As discussed in my paper Does Toronto need two airports?, the City must carefully examine many economic, social and ecological factors, including looking carefully at potential alternative land uses, before it decides on the long term future of the airport.
The issues to be studied include:
Health, traffic, noise and environmental impacts:
Waterfront population density has massively increased since the Agreement was signed in 1983. The airport’s adverse impacts therefore affect far more people. There is a longer track record. For example, evidence of negative environmental and health effects of particulate matter from the island airport has grown, e.g. a recent study by the University of Toronto, Bathurst Quay Neighbourhood Association and Ports Toronto.
Effect on revitalization:
Waterfront revitalization has brought a network of spectacular parks and public spaces of great and growing economic value to the City. The three levels of government have contributed billions. Does the continued existence of the airport over the next fifty or a hundred years enhance or detract from this long-term investment, as compared with potential airport-consolidation at Pearson?
Transportation efficiency:
UP Express direct link between Union Station and Pearson opened in 2015, reducing any travel efficiency benefits of the island airport. A TTC link to Pearson is planned. Who uses and will use the airport in future? Why? Is it a frill benefitting mainly a small downtown elite? How much time, if any, do users save compared with the airport-consolidation scenario?

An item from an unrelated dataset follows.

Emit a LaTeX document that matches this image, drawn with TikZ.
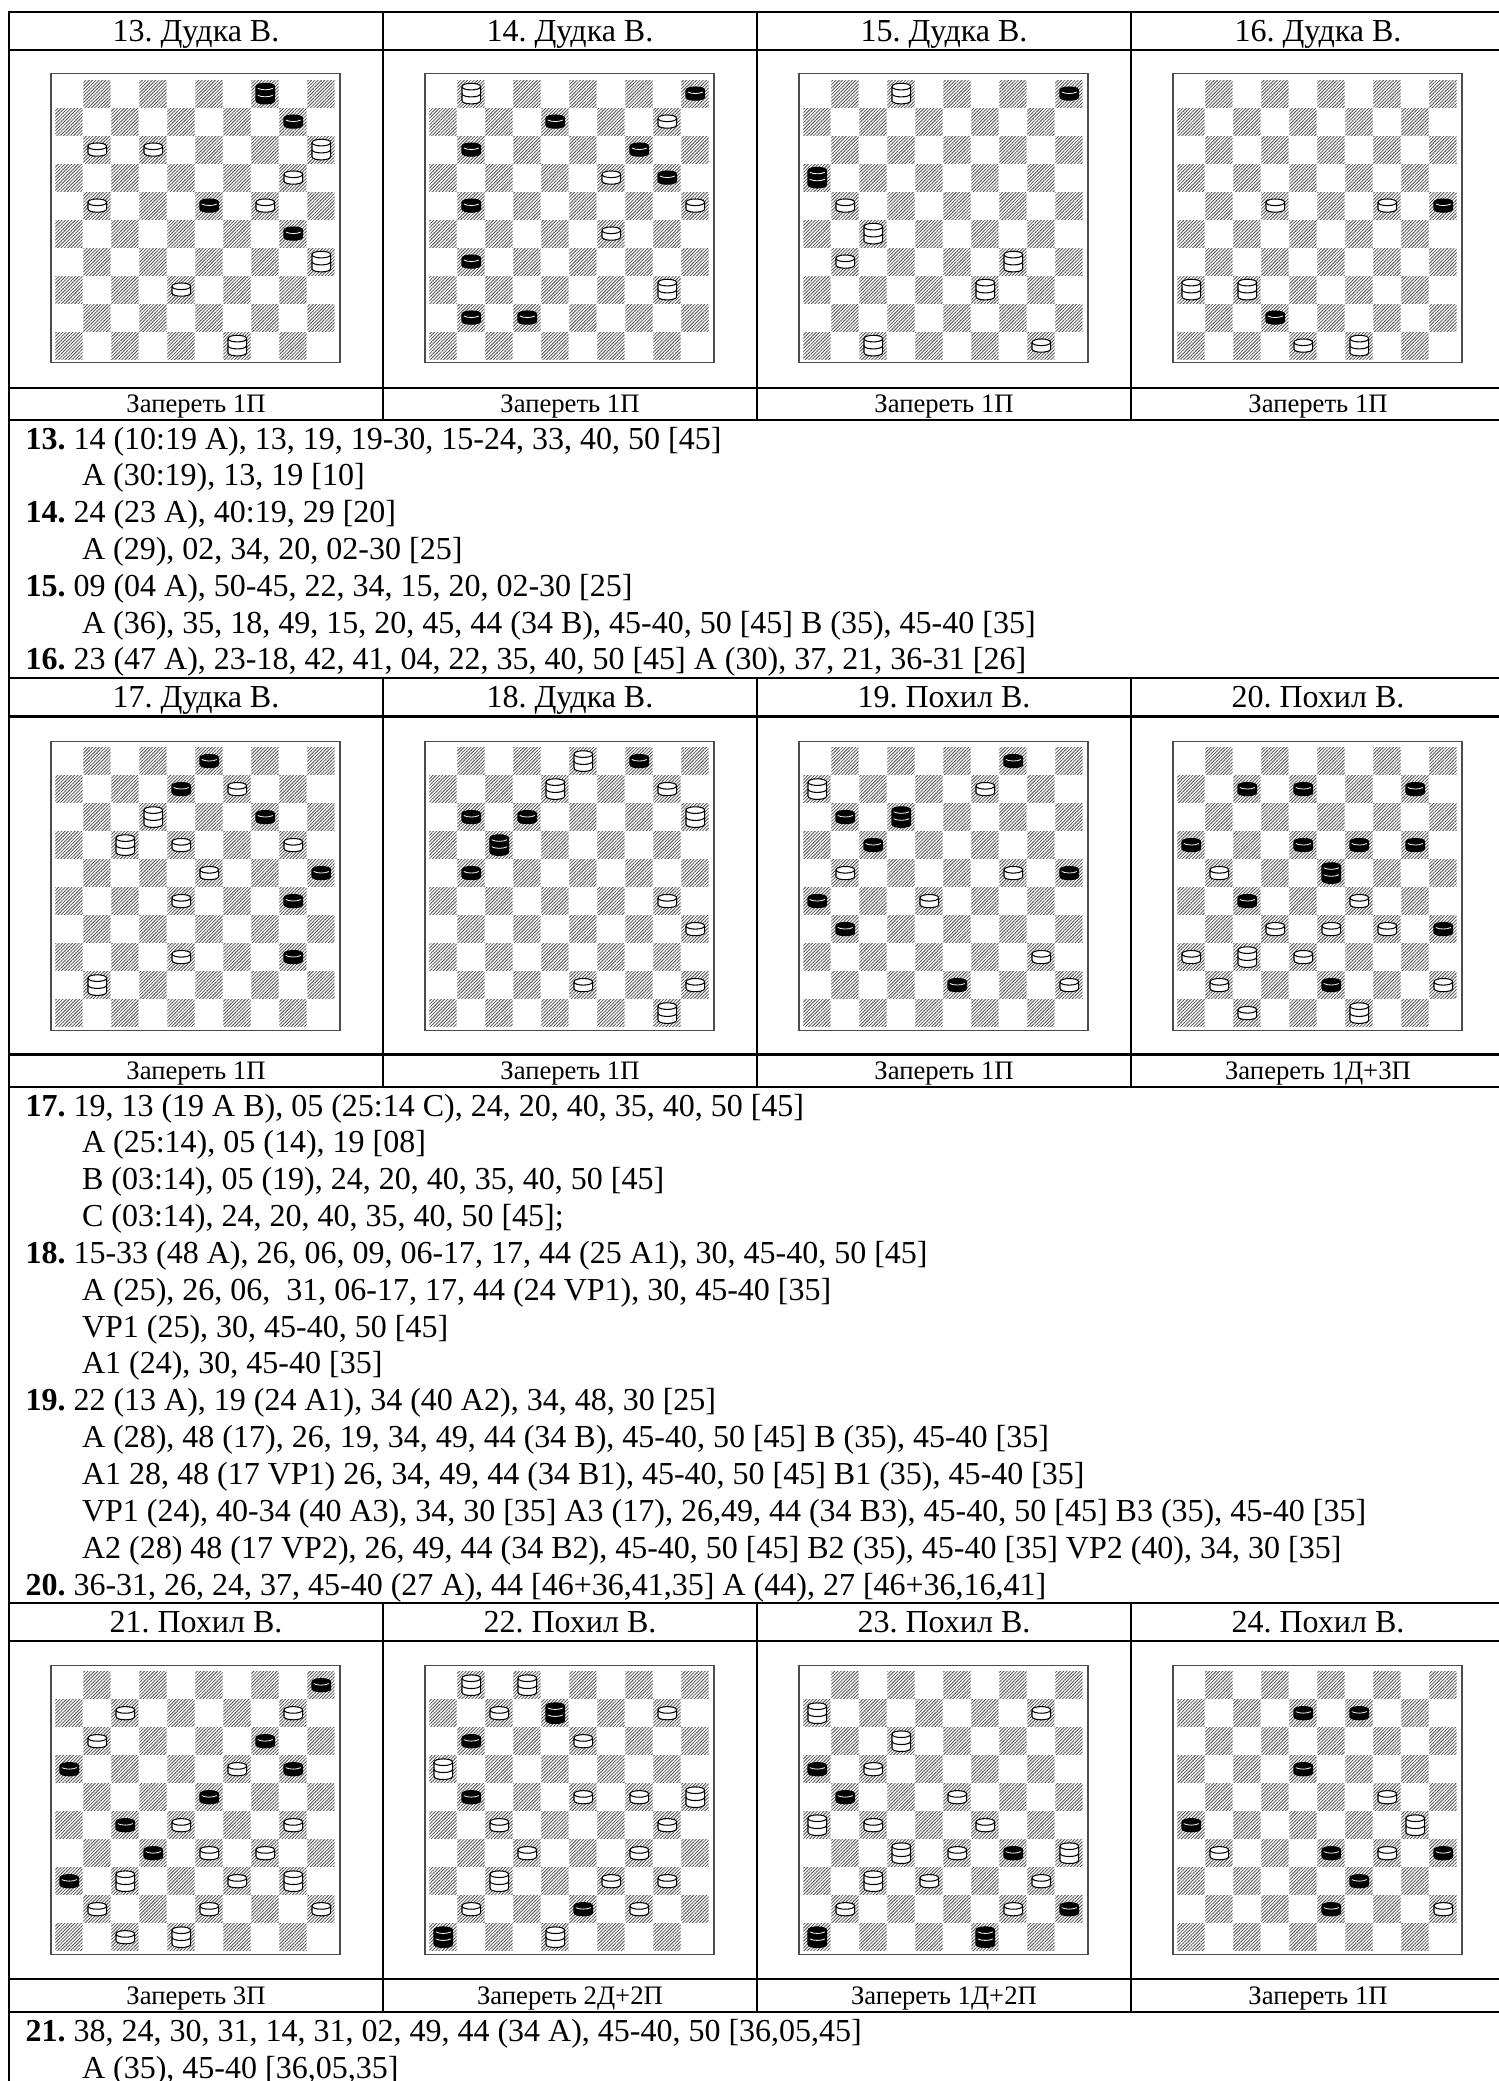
\documentclass[tikz,border=0pt]{standalone}
\usepackage{fontspec}
\setmainfont{Liberation Serif}
\usetikzlibrary{patterns.meta}
\tikzset{
  rule/.style={line width=0.85pt,black},
  frameline/.style={line width=0.5pt,draw=black!70},
  hatchsq/.style={pattern={Lines[angle=45,distance=0.88pt,line width=0.3pt]},pattern color=black!70},
  titletxt/.style={font=\fontsize{12}{14}\selectfont\frenchspacing,anchor=base,inner sep=0pt},
  goaltxt/.style={font=\fontsize{10}{12}\selectfont\frenchspacing,anchor=base,inner sep=0pt},
  sol/.style={font=\fontsize{12}{14}\selectfont\frenchspacing,anchor=base west,inner sep=0pt},
  wbody/.style={draw=black,fill=white,line width=0.4pt},
  warc/.style={draw=black,line width=0.4pt},
  bbody/.style={draw=black,fill=black,line width=0.4pt},
  barc/.style={draw=white,line width=0.3pt},
  wm/.pic={
    \draw[wbody] (-9.3,-3.3) -- (-9.3,3.3) .. controls (-9.3,7.7) and (9.3,7.7) .. (9.3,3.3) -- (9.3,-3.3) .. controls (9.3,-7.7) and (-9.3,-7.7) .. cycle;
    \draw[warc] (-9.3,-3.3) .. controls (-9.3,1.1) and (9.3,1.1) .. (9.3,-3.3);
  },
  wk/.pic={
    \draw[wbody] (-9.3,-7) -- (-9.3,7) .. controls (-9.3,11.4) and (9.3,11.4) .. (9.3,7) -- (9.3,-7) .. controls (9.3,-11.4) and (-9.3,-11.4) .. cycle;
    \draw[warc] (-9.3,-7) .. controls (-9.3,-2.6) and (9.3,-2.6) .. (9.3,-7);
    \draw[warc] (-9.3,0) .. controls (-9.3,4.4) and (9.3,4.4) .. (9.3,0);
  },
  bm/.pic={
    \draw[bbody] (-9.3,-3.3) -- (-9.3,3.3) .. controls (-9.3,7.7) and (9.3,7.7) .. (9.3,3.3) -- (9.3,-3.3) .. controls (9.3,-7.7) and (-9.3,-7.7) .. cycle;
    \draw[barc] (-7.5,-1.6) .. controls (-4,0.4) and (4,0.4) .. (7.5,-1.6);
  },
  bk/.pic={
    \draw[bbody] (-9.3,-7) -- (-9.3,7) .. controls (-9.3,11.4) and (9.3,11.4) .. (9.3,7) -- (9.3,-7) .. controls (9.3,-11.4) and (-9.3,-11.4) .. cycle;
    \draw[barc] (-7.5,-5.3) .. controls (-4,-3.3) and (4,-3.3) .. (7.5,-5.3);
    \draw[barc] (-7.5,1.7) .. controls (-4,3.7) and (4,3.7) .. (7.5,1.7);
  },
}
\newcommand{\sqpos}[1]{\pgfmathtruncatemacro\rr{int((#1-1)/5)}\pgfmathtruncatemacro\cc{2*(#1-1-5*\rr)+1-mod(\rr,2)}}
\newcommand{\putpieces}[2]{\def\plist{#2}\ifx\plist\empty\else
  \foreach \n in {#2}{\sqpos{\n}\pic at (\ox+28*\cc+14,\oy+28*\rr+13.6) {#1};}\fi}
% frame x, frame y, white men, white kings, black men, black kings
\newcommand{\drawboard}[6]{%
  \pgfmathsetmacro\ox{#1+4.3}\pgfmathsetmacro\oy{#2+6.3}
  \draw[frameline] (#1,#2) rectangle (#1+289,#2+289);
  \foreach \s in {1,...,50}{\sqpos{\s}\fill[hatchsq] (\ox+28*\cc,\oy+28*\rr) rectangle (\ox+28*\cc+27.4,\oy+28*\rr+27.2);}
  \putpieces{wm}{#3}\putpieces{wk}{#4}\putpieces{bm}{#5}\putpieces{bk}{#6}
}
\newcommand{\tablerow}[4]{%
  \draw[rule] (9,#1) -- (1499,#1);
  \draw[rule] (9,#2) -- (1499,#2);
  \draw[rule] (9,#3) -- (1499,#3);
  \draw[rule] (9,#4) -- (1499,#4);
  \foreach \v in {383,757,1131}{\draw[rule] (\v,#1) -- (\v,#4);}
}
\begin{document}
\begin{tikzpicture}[x=0.375pt,y=-0.375pt]
\useasboundingbox (0,0) rectangle (1499,2081);
\fill[white] (0,0) rectangle (1499,2081);
\tablerow{12}{50}{388}{420}
\tablerow{678}{716.5}{1054.5}{1087}
\tablerow{1603}{1641}{1979}{2012}
\draw[rule] (9,11) -- (9,2081);
% row 1
\node[titletxt] (h13) at (196,41.7) {13. Дудка В.};
\node[titletxt] (h14) at (570,41.7) {14. Дудка В.};
\node[titletxt] (h15) at (944,41.7) {15. Дудка В.};
\node[titletxt] (h16) at (1318,41.7) {16. Дудка В.};
\drawboard{51}{73.7}{11,12,20,21,24,38}{15,35,49}{10,23,30}{4}
\drawboard{425}{73.7}{10,19,25,29}{1,40}{5,8,11,14,20,21,31,41,42}{}
\drawboard{799}{73.7}{21,31,50}{2,27,34,39,47}{5}{16}
\drawboard{1173}{73.7}{22,24,48}{36,37,49}{25,42}{}
\node[goaltxt] (g13) at (196,412.7) {Запереть 1П};
\node[goaltxt] (g14) at (570,412.7) {Запереть 1П};
\node[goaltxt] (g15) at (944,412.7) {Запереть 1П};
\node[goaltxt] (g16) at (1318,412.7) {Запереть 1П};
\node[sol] (s1) at (25,449) {\textbf{13.} 14 (10:19 A), 13, 19, 19-30, 15-24, 33, 40, 50 [45]};
\node[sol] (s2) at (81.5,485.8) {A (30:19), 13, 19 [10]};
\node[sol] (s3) at (25,522.6) {\textbf{14.} 24 (23 A), 40:19, 29 [20]};
\node[sol] (s4) at (81.5,559.4) {A (29), 02, 34, 20, 02-30 [25]};
\node[sol] (s5) at (25,596.2) {\textbf{15.} 09 (04 A), 50-45, 22, 34, 15, 20, 02-30 [25]};
\node[sol] (s6) at (81.5,633) {A (36), 35, 18, 49, 15, 20, 45, 44 (34 B), 45-40, 50 [45] B (35), 45-40 [35]};
\node[sol] (s7) at (25,669.8) {\textbf{16.} 23 (47 A), 23-18, 42, 41, 04, 22, 35, 40, 50 [45] A (30), 37, 21, 36-31 [26]};
% row 2
\node[titletxt] (h17) at (196,707.7) {17. Дудка В.};
\node[titletxt] (h18) at (570,707.7) {18. Дудка В.};
\node[titletxt] (h19) at (944,707.7) {19. Похил В.};
\node[titletxt] (h20) at (1318,707.7) {20. Похил В.};
\drawboard{51}{741.2}{9,18,20,23,28,38}{12,17,41}{3,8,14,25,30,40}{}
\drawboard{425}{741.2}{10,30,35,43,45}{3,8,15,50}{4,11,12,21}{17}
\drawboard{799}{741.2}{9,21,24,28,40,45}{6}{4,11,17,25,26,31,43}{12}
\drawboard{1173}{741.2}{21,29,32,33,34,36,38,41,45,47}{37,49}{7,8,10,16,18,19,20,27,35,43}{23}
\node[goaltxt] (g17) at (196,1079.4) {Запереть 1П};
\node[goaltxt] (g18) at (570,1079.4) {Запереть 1П};
\node[goaltxt] (g19) at (944,1079.4) {Запереть 1П};
\node[goaltxt] (g20) at (1318,1079.4) {Запереть 1Д+3П};
\node[sol] (s8) at (25,1116) {\textbf{17.} 19, 13 (19 A B), 05 (25:14 C), 24, 20, 40, 35, 40, 50 [45]};
\node[sol] (s9) at (81.5,1152.85) {A (25:14), 05 (14), 19 [08]};
\node[sol] (s10) at (81.5,1189.7) {B (03:14), 05 (19), 24, 20, 40, 35, 40, 50 [45]};
\node[sol] (s11) at (81.5,1226.55) {C (03:14), 24, 20, 40, 35, 40, 50 [45];};
\node[sol] (s12) at (25,1263.4) {\textbf{18.} 15-33 (48 A), 26, 06, 09, 06-17, 17, 44 (25 A1), 30, 45-40, 50 [45]};
\node[sol] (s13) at (81.5,1300.25) {A (25), 26, 06,\ \ 31, 06-17, 17, 44 (24 VP1), 30, 45-40 [35]};
\node[sol] (s14) at (81.5,1337.1) {VP1 (25), 30, 45-40, 50 [45]};
\node[sol] (s15) at (81.5,1373.95) {A1 (24), 30, 45-40 [35]};
\node[sol] (s16) at (25,1410.8) {\textbf{19.} 22 (13 A), 19 (24 A1), 34 (40 A2), 34, 48, 30 [25]};
\node[sol] (s17) at (81.5,1447.65) {A (28), 48 (17), 26, 19, 34, 49, 44 (34 B), 45-40, 50 [45] B (35), 45-40 [35]};
\node[sol] (s18) at (81.5,1484.5) {A1 28, 48 (17 VP1) 26, 34, 49, 44 (34 B1), 45-40, 50 [45] B1 (35), 45-40 [35]};
\node[sol] (s19) at (81.5,1521.35) {VP1 (24), 40-34 (40 A3), 34, 30 [35] A3 (17), 26,49, 44 (34 B3), 45-40, 50 [45] B3 (35), 45-40 [35]};
\node[sol] (s20) at (81.5,1558.2) {A2 (28) 48 (17 VP2), 26, 49, 44 (34 B2), 45-40, 50 [45] B2 (35), 45-40 [35] VP2 (40), 34, 30 [35]};
\node[sol] (s21) at (25,1595) {\textbf{20.} 36-31, 26, 24, 37, 45-40 (27 A), 44 [46+36,41,35] A (44), 27 [46+36,16,41]};
% row 3
\node[titletxt] (h21) at (196,1632.7) {21. Похил В.};
\node[titletxt] (h22) at (570,1632.7) {22. Похил В.};
\node[titletxt] (h23) at (944,1632.7) {23. Похил В.};
\node[titletxt] (h24) at (1318,1632.7) {24. Похил В.};
\drawboard{51}{1665.3}{7,10,11,19,28,30,33,34,39,41,43,45,47}{37,40,48}{5,14,16,20,23,27,32,36}{}
\drawboard{425}{1665.3}{7,10,13,23,24,27,30,32,34,39,40,41,44}{1,2,16,25,37,48}{11,21,43}{8,46}
\drawboard{799}{1665.3}{10,17,23,27,29,33,38,40,41,44}{6,12,26,32,35,37}{16,21,34,45}{46,49}
\drawboard{1173}{1665.3}{24,31,34,45}{30}{8,9,18,26,33,35,39,43}{}
\node[goaltxt] (g21) at (196,2004.7) {Запереть 3П};
\node[goaltxt] (g22) at (570,2004.7) {Запереть 2Д+2П};
\node[goaltxt] (g23) at (944,2004.7) {Запереть 1Д+2П};
\node[goaltxt] (g24) at (1318,2004.7) {Запереть 1П};
\node[sol] (s22) at (25,2041) {\textbf{21.} 38, 24, 30, 31, 14, 31, 02, 49, 44 (34 A), 45-40, 50 [36,05,45]};
\node[sol] (s23) at (81.5,2078) {A (35), 45-40 [36,05,35]};
\end{tikzpicture}
\end{document}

Usage of BBTCA is declining:
Passenger numbers peaked at 2.8 million but are now down to around 1.7 million. Why?
White elephant risk:
Is Porter Leaving? Porter Airlines, the principal airline tenant at the island airport, has moved a substantial part of its business to Pearson, and threatened to leave the island airport altogether due to the high cost of operating there compared with Pearson.
Infrastructure efficiency:
Would consolidation of airport functions at Pearson, already used by over 95% of Toronto air passengers, increase or decrease travel efficiency and economic benefits? Might airport infrastructure dollars benefit more passengers if spent at Pearson?
Economic benefits:
Do these still exist in the airport-consolidation at Pearson scenario?
What potential economic benefits might other uses of the land bring - such as, for example, something similar to the federal government-led redevelopment of Downsview Airport as a park with housing and other amenities?
Alternative land uses:
The need for parks, recreational space and housing in downtown Toronto have all much increased. The airport sits on around 210 acres. Might other land uses there be beneficial? It’s time to explore the possibilities.
Effect on development in Port Lands:
To what extent do the Object Limitation Surfaces (OLS) i.e. air space reserved for flight paths prohibit future growth and
development of high-density neighbourhoods in important future areas of the downtown
such as the Port Lands?
Effect on wildlife, migratory birds, and danger due to bird strikes. There are more bird nesting areas nearby than there were in 1983 because of the greening of nearby areas such as Tommy Thompson Park. What are the consequences compared with the consolidation option?